D1: The First Ascent
In July 1960 two young California climbers, Dave Rearick and Bob Kamps, traveled to Colorado to support another team that was hoping to attempt the Diamond. But by the time the RMNP finally lifted the ban, the original team had fallen apart, so Rearick and Kamps completed the necessary paperwork and interviews for themselves. They still had to find a support party of four, a strict requirement set down by the Park Service. Many local climbers didn't want to assist two Californians intent on stealing Colorado's gem, but finally Roy Holubar helped them recruit Jack Laughlin, Gary Cole, Charles Alexander and Charlie Roskosz. These four were promptly rewarded with the task of lugging a litter and 1,200 feet of rope up the mountain.
John Rensberger on the first reconnaissance of the yet-unclimbed Diamond in 1953. His climbing partner, Tom Hornbein, remembers that the two had finished another Longs Peak climb and arrived at Table Ledge "with a little time to kill [and] some as-yet-unsquandered energy and curiosity." [Photo] Tom Hornbein
In the 1961 American Alpine Journal (AAJ), Rearick wrote, "We knew we were well prepared for the climb, coming fresh from a month of practice in Yosemite. We had become acclimatized to Colorado's high altitude by climbing The Diagonal.... We had the latest in chrome-moly hardware, made by Yvon Chouinard. Now all we needed was endurance, both physical and psychological, luck with the rock, and most of all, luck with the weather." On the first day, July 31, 1960, that luck seemed to fail them: a storm engulfed the mountain and they had to retreat from Broadway back to the Chasm Lake shelter. "The grim aspect of the Diamond looming over us, veiled in clouds and weeping streams of water, did little for our morale."

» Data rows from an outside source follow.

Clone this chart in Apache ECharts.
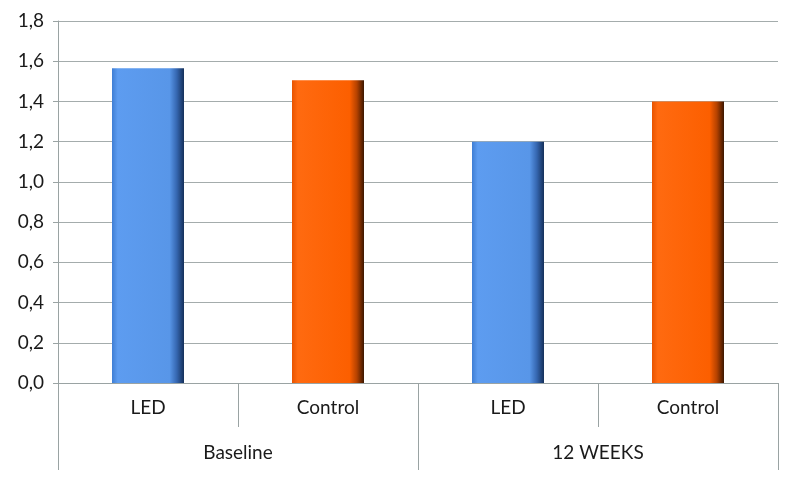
<!DOCTYPE html>
<html>
<head>
<meta charset="utf-8">
<script src="https://cdn.jsdelivr.net/npm/echarts@6/dist/echarts.min.js"></script>
<style>
html,body{margin:0;padding:0;background:#fff;}
#c{width:800px;height:477px;}
</style>
</head>
<body>
<div id="c"></div>
<script>
const categories = ['LED', 'Control', 'LED', 'Control'];
const groups = ['Baseline', '12 WEEKS'];
const values = [1.565, 1.505, 1.2, 1.4];
const yTicks = { min: 0, max: 1.8, interval: 0.2 };

function grad(stops) {
  return new echarts.graphic.LinearGradient(0, 0, 1, 0, stops.map((c, i) => ({ offset: c[0], color: c[1] })));
}
const blue = grad([[0, '#3f7ed4'], [0.08, '#5d9cf0'], [0.8, '#5896e8'], [0.9, '#3566b0'], [1, '#15305a']]);
const orange = grad([[0, '#e85400'], [0.08, '#ff6a10'], [0.8, '#fc5f00'], [0.9, '#b54200'], [1, '#3c1600']]);
const barColors = [blue, orange, blue, orange];

const chart = echarts.init(document.getElementById('c'), null, { renderer: 'canvas' });
const font = "Lato, 'Open Sans', sans-serif";
chart.setOption({
  animation: false,
  grid: { left: 58, right: 22, top: 21, bottom: 94 },
  xAxis: [
    {
      type: 'category',
      position: 'bottom',
      data: categories,
      axisLine: { show: true, lineStyle: { color: '#9aa3a3', width: 1 } },
      axisTick: { show: true, length: 44, lineStyle: { color: '#9aa3a3' } },
      axisLabel: { margin: 15, fontSize: 19, color: '#1a1a1a', fontFamily: font }
    },
    {
      type: 'category',
      position: 'bottom',
      data: groups,
      axisLine: { show: false },
      axisTick: { show: true, length: 87, lineStyle: { color: '#9aa3a3' } },
      axisLabel: { margin: 60, fontSize: 19, color: '#1a1a1a', fontFamily: font }
    }
  ],
  yAxis: {
    type: 'value',
    min: yTicks.min, max: yTicks.max, interval: yTicks.interval,
    axisLine: { show: true, lineStyle: { color: '#9aa3a3' } },
    axisTick: { show: true, length: 5, lineStyle: { color: '#9aa3a3' } },
    splitLine: { show: true, lineStyle: { color: '#a4acac', width: 1 } },
    axisLabel: {
      margin: 14, fontSize: 19, color: '#1a1a1a', fontFamily: font,
      formatter: v => v.toFixed(1).replace('.', ',')
    }
  },
  series: [{
    type: 'bar',
    xAxisIndex: 0,
    barWidth: '40%',
    data: values.map((v, i) => ({ value: v, itemStyle: { color: barColors[i] } }))
  }]
});
</script>
</body>
</html>
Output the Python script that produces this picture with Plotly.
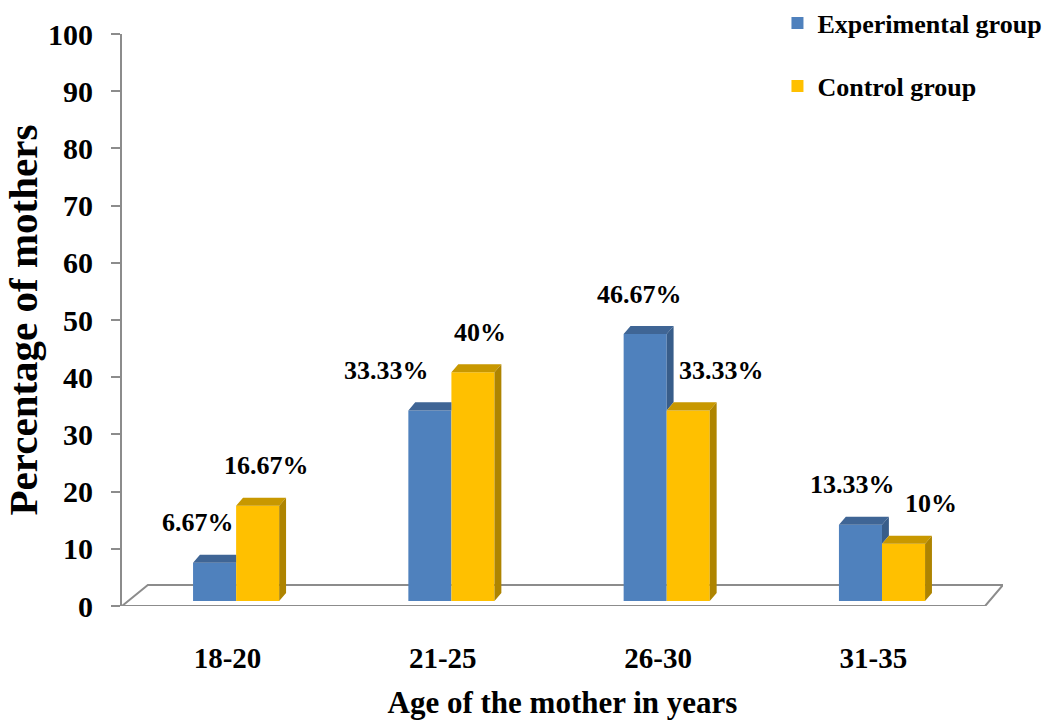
import plotly.graph_objects as go

# ---- data ----
categories = ["18-20", "21-25", "26-30", "31-35"]
experimental = [6.67, 33.33, 46.67, 13.33]
control = [16.67, 40, 33.33, 10]
series_names = ["Experimental group", "Control group"]

# ---- style / projection constants ----
FONT = "Liberation Serif, Times New Roman, serif"
BLUE, BLUE_TOP, BLUE_SIDE = "#4F81BD", "#3F6595", "#385D8A"
GOLD, GOLD_TOP, GOLD_SIDE = "#FFC000", "#C89800", "#AE8400"
BAR_W = 0.2          # width of each bar (category units)
DX, DY = 0.032, 1.4  # 3-D depth offset (x units, y units)
BASE = 0.87          # front-face base above the axis zero (floor depth)
X_RANGE = [-0.53, 3.562]
FLOOR_DX, FLOOR_DY = 0.12, 3.67

pos = list(range(len(categories)))
blue_x = [p - BAR_W / 2 for p in pos]
gold_x = [p + BAR_W / 2 for p in pos]

fig = go.Figure()

fig.add_trace(go.Bar(x=blue_x, y=experimental, base=BASE, width=BAR_W,
                     marker=dict(color=BLUE, line=dict(width=0)),
                     name=series_names[0], legendgroup="a"))
fig.add_trace(go.Bar(x=gold_x, y=control, base=BASE, width=BAR_W,
                     marker=dict(color=GOLD, line=dict(width=0)),
                     name=series_names[1], legendgroup="b"))


def poly_trace(xs, ys, color):
    return go.Scatter(x=xs, y=ys, mode="lines", fill="toself", fillcolor=color,
                      line=dict(width=0, color=color), hoverinfo="skip",
                      showlegend=False)


# top and side faces computed from the data
bt_x, bt_y, bs_x, bs_y = [], [], [], []
gt_x, gt_y, gs_x, gs_y = [], [], [], []
for cx_b, cx_g, vb, vg in zip(blue_x, gold_x, experimental, control):
    lb, rb = cx_b - BAR_W / 2, cx_b + BAR_W / 2
    lg, rg = cx_g - BAR_W / 2, cx_g + BAR_W / 2
    tb, tg = vb + BASE, vg + BASE
    # blue top (clipped by yellow front if yellow is taller)
    if tg >= tb + DY:
        bt_x += [lb, lb + DX, rb, rb, None]
        bt_y += [tb, tb + DY, tb + DY, tb, None]
    else:
        bt_x += [lb, lb + DX, rb + DX, rb, None]
        bt_y += [tb, tb + DY, tb + DY, tb, None]
    # blue side, visible only above yellow
    if tb > tg:
        bs_x += [rb, rb + DX, rb + DX, rb, None]
        bs_y += [tg, tg + DY, tb + DY, tb, None]
    # gold top and side
    gt_x += [lg, lg + DX, rg + DX, rg, None]
    gt_y += [tg, tg + DY, tg + DY, tg, None]
    gs_x += [rg, rg + DX, rg + DX, rg, None]
    gs_y += [BASE, BASE + DY, tg + DY, tg, None]

fig.add_trace(poly_trace(bt_x, bt_y, BLUE_TOP))
fig.add_trace(poly_trace(bs_x, bs_y, BLUE_SIDE))
fig.add_trace(poly_trace(gt_x, gt_y, GOLD_TOP))
fig.add_trace(poly_trace(gs_x, gs_y, GOLD_SIDE))

# floor (3-D base plane)
x0, x1 = X_RANGE
floor_path = (f"M {x0},0 L {x0 + FLOOR_DX},{FLOOR_DY} L {x1},{FLOOR_DY} "
              f"L {x1 - 0.083},0 Z")
fig.add_shape(type="path", path=floor_path, xref="x", yref="y",
              line=dict(color="#8C8C8C", width=2), fillcolor="white",
              layer="below")

# data labels
label_dx_blue = [-17, -43, -6, -8]
label_dx_gold = [9, 7, 33, 27]
for xs, vals, dxs in ((blue_x, experimental, label_dx_blue),
                      (gold_x, control, label_dx_gold)):
    for xx, v, d in zip(xs, vals, dxs):
        fig.add_annotation(x=xx, y=v + BASE, text=f"{v:g}%", showarrow=False,
                           xshift=d, yshift=40,
                           font=dict(family=FONT, size=26, color="black",
                                     weight="bold"))

fig.update_layout(
    width=1059, height=724,
    margin=dict(l=122, r=56, t=34, b=118, autoexpand=False),
    paper_bgcolor="white", plot_bgcolor="white",
    barmode="overlay",
    font=dict(family=FONT, color="black"),
    legend=dict(x=0.744, y=1.06, xanchor="left", yanchor="top",
                font=dict(family=FONT, size=26, color="black", weight="bold"),
                tracegroupgap=26, bgcolor="rgba(0,0,0,0)"),
    xaxis=dict(range=X_RANGE, tickvals=[p - 0.04 for p in pos],
               ticktext=categories, showgrid=False, zeroline=False,
               showline=False, ticks="", ticklabelstandoff=32,
               automargin=False,
               tickfont=dict(family=FONT, size=29, color="black", weight="bold"),
               title=dict(text="Age of the mother in years", standoff=18,
                          font=dict(family=FONT, size=31, color="black",
                                    weight="bold"))),
    yaxis=dict(range=[0, 100], tickvals=list(range(0, 101, 10)),
               showgrid=False, zeroline=False, showline=True,
               linecolor="#8C8C8C", linewidth=2, ticks="outside", ticklen=9,
               tickwidth=2, tickcolor="#8C8C8C", ticklabelstandoff=12,
               automargin=False,
               tickfont=dict(family=FONT, size=30, color="black", weight="bold"),
               title=dict(text="Percentage of mothers", standoff=14,
                          font=dict(family=FONT, size=41, color="black",
                                    weight="bold"))),
)

fig.write_html("out.html")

Then the mountain gave them three days of decent weather, and they completed the climb in fairly routine fashion, apart from some large ice blocks in the final chimney, which required a cold and unusual lieback, and a "melodramatic touch... added by a brief hailstorm at the top." The ever-understated Rearick reported the climb only as the "First Ascent of the Diamond." But it soon came to be called The Ace of Diamonds, which morphed into the Rearick-Kamps Route. The modern name, D1, perhaps best conveys the stark simplicity of the line.
Their ascent was a media event of unequaled magnitude in Colorado climbing. As Rearick wrote, "The dizzy aftermath of parades, banquets, and television appearances... confirmed the [Diamond's] exalted reputation." The prize had gone to Californians, but Rearick soon moved to Boulder, where he still lives today. So much for regional loyalties.
At the time of Kamps and Rearick's climb, Kor was on his way to becoming one of history's legendary climbers. He'd missed his chance at the first ascent, but his tremendous drive insured that the Diamond would soon bear his name.